Here are some one liners...


The Year of the Three Musketeers -- It's an historical novel but it concerns the times and characters of this time so I'm mentioning it.

Welcome to Beantown: The Founding of Boston, Mass. -- I talk about the Puritans established a city on a hill and a model for Christian Charity. I also talk about Beantown and the Great Molasses Flood.

The Day of the Dupes: Cardinal Richelieu vs the Queen Mother -- Queen Mother Marie of France takes advantage of the King's illness to push a peace treaty with France than amounts to surrender of France's influence, but she has been duped! Her supporters are arrested and she flees.
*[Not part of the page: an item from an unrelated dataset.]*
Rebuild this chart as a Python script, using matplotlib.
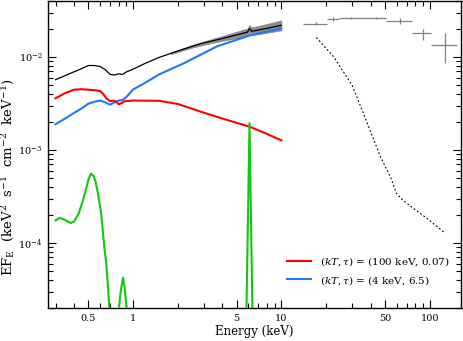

The Year of the Three Musketeers

The novel "The Three Musketeers" by Alexandre Dumas won't be published until 1844 but the stories in the book are set in France between the years 1625 and 1631. This is an historical novel so many of the characters are real people in a fictional plot while historical events surround them. D'Artagnan is a real person though he is really nothing like the character in the book. Queen Anne of Austria (queen consort to King Louis the 13th) is real, filled with intrigues and tragic in many ways... really. Cardinal Richelieu is real and quite the villain both in the story and in reality. So these people were good subjects for speculation in a novel that will remain popular into the modern day. [1] [2]
My Take by Alex Shrugged
Cardinal Richelieu has often been the subject of speculation in popular novels, and films. From what I read in historical accounts (meaning real history books) he seems to have loved France and wanted to keep it whole as a national entity and under the rule of a French king. To that purpose he moved Heaven and Earth. That means a lot of people got pushed out of the way, good and hard. His spy network was real and he really did manipulate the 30 Year's War to pit the Protestant King Gustav the 2nd against the forces of the Holy Roman Emperor, a Catholic. A Catholic Cardinal set that up... all for the sake of France, and apparently it worked. So, as you are reading The Three Musketeers and you ask yourself, "Could anyone really be this crafty and cold-blooded?" The answer is "Yes. Someone really could be because someone really was that crafty and cold-blooded."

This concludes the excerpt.